* [Task requirements]:
Leave out the pictures, and retype only the lines from the beginning of the material through the line that contains "const DY = -3.5;", including both.

* [Data to use]:
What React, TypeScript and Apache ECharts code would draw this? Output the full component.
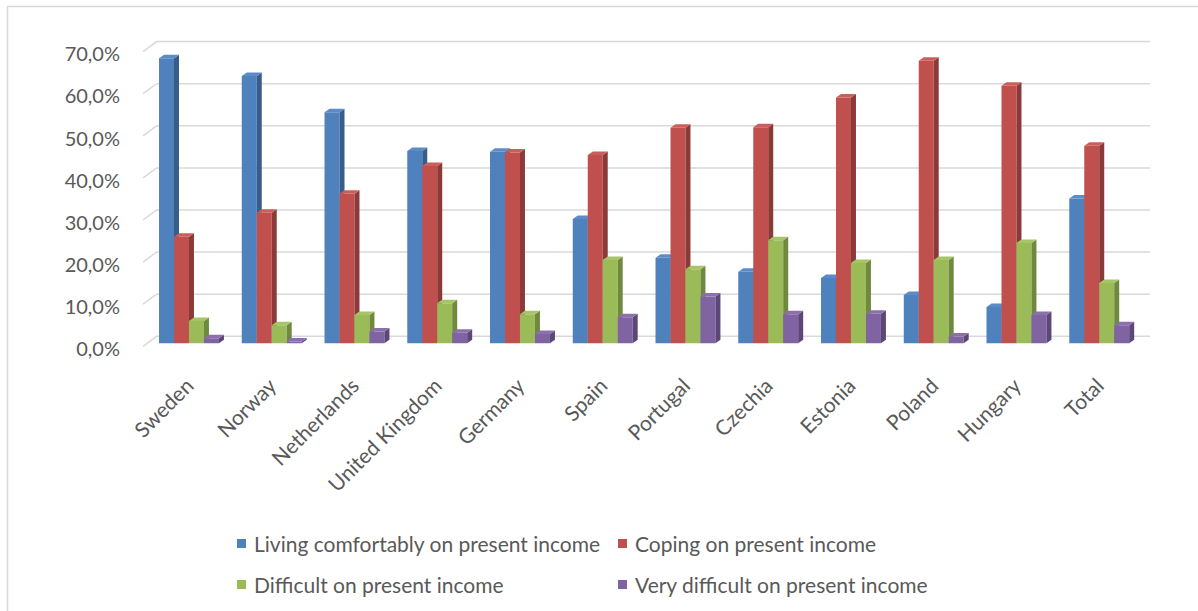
import React, { useEffect, useRef } from "react";
import * as echarts from "echarts";

const categories = ["Sweden", "Norway", "Netherlands", "United Kingdom", "Germany", "Spain", "Portugal", "Czechia", "Estonia", "Poland", "Hungary", "Total"];
const seriesNames = [
  "Living comfortably on present income",
  "Coping on present income",
  "Difficult on present income",
  "Very difficult on present income",
];
const livingComfortably = [67.7, 63.5, 54.9, 45.7, 45.5, 29.5, 20.3, 17.0, 15.5, 11.5, 8.6, 34.4];
const coping = [25.3, 31.0, 35.5, 42.1, 45.3, 44.7, 51.2, 51.3, 58.4, 67.1, 61.2, 46.9];
const difficult = [5.3, 4.3, 6.7, 9.5, 6.9, 19.8, 17.6, 24.5, 19.1, 19.8, 23.8, 14.3];
const veryDifficult = [1.2, 0.4, 2.8, 2.5, 2.2, 6.2, 11.1, 6.9, 7.0, 1.6, 6.7, 4.3];
const yTicks = [0, 10, 20, 30, 40, 50, 60, 70];
const yTickLabels = ["0,0%", "10,0%", "20,0%", "30,0%", "40,0%", "50,0%", "60,0%", "70,0%"];

const frontColors = ["#4F81BD", "#C0504D", "#9BBB59", "#8064A2"];
const sideColors = ["#385D8A", "#8C3A38", "#6F8A3F", "#5C4777"];
const topColors = ["#5B8CC8", "#CB5E5B", "#A6C567", "#8B70AD"];

const FONT = "Lato, 'Open Sans', sans-serif";
const GRAY = "#595959";

export default function App() {
  const ref = useRef<HTMLDivElement>(null);
  useEffect(() => {
    if (!ref.current) return;
    const chart = echarts.init(ref.current, undefined, { renderer: "svg" });
    const allValues = [livingComfortably, coping, difficult, veryDifficult];
    const DX = 5;
    const DY = -3.5;

    const barSeries = allValues.map((vals, si) => ({
      type: "custom",
      name: seriesNames[si],
      xAxisIndex: 0,
      yAxisIndex: 0,
      z: 3,
      itemStyle: { color: frontColors[si] },
      data: vals.map((v, i) => [i, v]),
      encode: { x: 0, y: 1 },
      renderItem: (params: any, api: any) => {
        const ci = api.value(0);
        const v = api.value(1);
        const top = api.coord([ci, v]);
        const base = api.coord([ci, 0])[1];
        const band = api.size([1, 0])[0];
        const w = band * 0.181;
        const x0 = top[0] - 2 * w + si * w;
        const yT = top[1];
        return {
          type: "group",
          children: [
            {
              type: "rect",
              shape: { x: x0, y: yT, width: w, height: base - yT },
              style: { fill: frontColors[si] },
            },
            {
              type: "polygon",
              shape: {
                points: [
                  [x0 + w, yT],
                  [x0 + w + DX, yT + DY],
                  [x0 + w + DX, base + DY],
                  [x0 + w, base],
                ],
              },
              style: { fill: sideColors[si] },
            },
            {
              type: "polygon",
              shape: {
                points: [
                  [x0, yT],
                  [x0 + DX, yT + DY],
                  [x0 + w + DX, yT + DY],
                  [x0 + w, yT],
                ],
              },
              style: { fill: topColors[si] },
            },
          ],
        };
      },
    }));

    const gridSeries = {
      type: "custom",
      xAxisIndex: 0,
      yAxisIndex: 0,
      z: 1,
      silent: true,
      data: yTicks.map((t) => [0, t]),
      encode: { x: 0, y: 1 },
      renderItem: (params: any, api: any) => {
        const cs = params.coordSys;
        const y = api.coord([0, api.value(1)])[1] - 7;
        return {
          type: "polyline",
          shape: {
            points: [
              [cs.x - 4.5, y + 10],
              [cs.x + 9, y],
              [cs.x + cs.width + 9.5, y],
            ],
          },
          style: { stroke: "#D9D9D9", lineWidth: 1.5, fill: "none" },
        };
      },
    };

    const legendBase = {
      orient: "vertical",
      top: 533,
      padding: 0,
      itemWidth: 9,
      itemHeight: 9,
      itemGap: 20,
      icon: "rect",
      selectedMode: false,
      textStyle: { fontFamily: FONT, fontSize: 21, color: GRAY, padding: [0, 0, 0, 3] },
    };

    chart.setOption({
      animation: false,
      backgroundColor: "#ffffff",
      grid: [
        { left: 147.6, top: 48.6, width: 993, height: 294.7 },
        { left: 128, top: 53.3, width: 10, height: 294.7 },
      ],
      xAxis: [
        {
          type: "category",
          gridIndex: 0,
          data: categories,
          axisLine: { show: false },
          axisTick: { show: false },
          axisLabel: {
            rotate: 45,
            margin: 38,
            interval: 0,
            fontFamily: FONT,
            fontSize: 21,
            color: GRAY,
          },
        },
        { type: "category", gridIndex: 1, data: ["a"], show: false },
      ],
      yAxis: [
        {
          type: "value",
          gridIndex: 0,
          min: 0,
          max: 70,
          interval: 10,
          axisLabel: { show: false },
          axisLine: { show: false },
          axisTick: { show: false },
          splitLine: { show: false },
        },
        {
          type: "value",
          gridIndex: 1,
          min: 0,
          max: 70,
          interval: 10,
          axisLine: { show: false },
          axisTick: { show: false },
          splitLine: { show: false },
          axisLabel: {
            margin: 8,
            fontFamily: FONT,
            fontSize: 20,
            color: GRAY,
            formatter: (v: number) => yTickLabels[yTicks.indexOf(v)] ?? "",
          },
        },
      ],
      legend: [
        { ...legendBase, data: [seriesNames[0], seriesNames[2]], left: 237 },
        { ...legendBase, data: [seriesNames[1], seriesNames[3]], left: 618 },
      ],
      graphic: [
        {
          type: "line",
          shape: { x1: 7, y1: 6.5, x2: 1198, y2: 6.5 },
          style: { stroke: "#D9D9D9", lineWidth: 1.5 },
        },
        {
          type: "line",
          shape: { x1: 7.5, y1: 6, x2: 7.5, y2: 611 },
          style: { stroke: "#D9D9D9", lineWidth: 1.5 },
        },
      ],
      series: [gridSeries, ...barSeries],
    });
    return () => chart.dispose();
  }, []);
  return (
    <div
      ref={ref}
      style={{ position: "absolute", left: 0, top: 0, width: 1198, height: 611 }}
    />
  );
}
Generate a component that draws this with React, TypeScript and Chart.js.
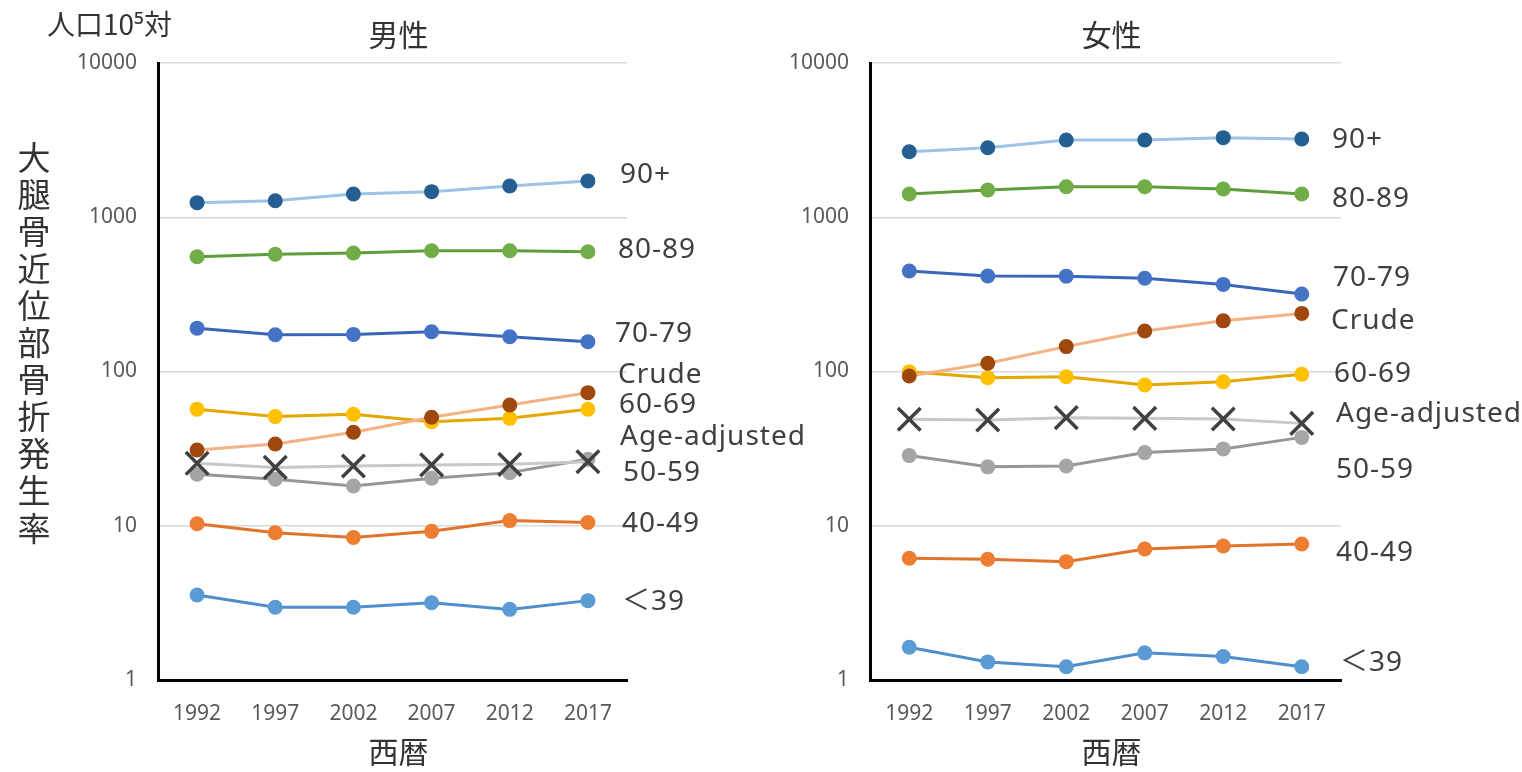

* [Reply]:
What React, TypeScript and Apache ECharts code would draw this? Output the full component.
import React, { useEffect, useRef } from "react";
import * as echarts from "echarts";

const categories = ["Sweden", "Norway", "Netherlands", "United Kingdom", "Germany", "Spain", "Portugal", "Czechia", "Estonia", "Poland", "Hungary", "Total"];
const seriesNames = [
  "Living comfortably on present income",
  "Coping on present income",
  "Difficult on present income",
  "Very difficult on present income",
];
const livingComfortably = [67.7, 63.5, 54.9, 45.7, 45.5, 29.5, 20.3, 17.0, 15.5, 11.5, 8.6, 34.4];
const coping = [25.3, 31.0, 35.5, 42.1, 45.3, 44.7, 51.2, 51.3, 58.4, 67.1, 61.2, 46.9];
const difficult = [5.3, 4.3, 6.7, 9.5, 6.9, 19.8, 17.6, 24.5, 19.1, 19.8, 23.8, 14.3];
const veryDifficult = [1.2, 0.4, 2.8, 2.5, 2.2, 6.2, 11.1, 6.9, 7.0, 1.6, 6.7, 4.3];
const yTicks = [0, 10, 20, 30, 40, 50, 60, 70];
const yTickLabels = ["0,0%", "10,0%", "20,0%", "30,0%", "40,0%", "50,0%", "60,0%", "70,0%"];

const frontColors = ["#4F81BD", "#C0504D", "#9BBB59", "#8064A2"];
const sideColors = ["#385D8A", "#8C3A38", "#6F8A3F", "#5C4777"];
const topColors = ["#5B8CC8", "#CB5E5B", "#A6C567", "#8B70AD"];

const FONT = "Lato, 'Open Sans', sans-serif";
const GRAY = "#595959";

export default function App() {
  const ref = useRef<HTMLDivElement>(null);
  useEffect(() => {
    if (!ref.current) return;
    const chart = echarts.init(ref.current, undefined, { renderer: "svg" });
    const allValues = [livingComfortably, coping, difficult, veryDifficult];
    const DX = 5;
    const DY = -3.5;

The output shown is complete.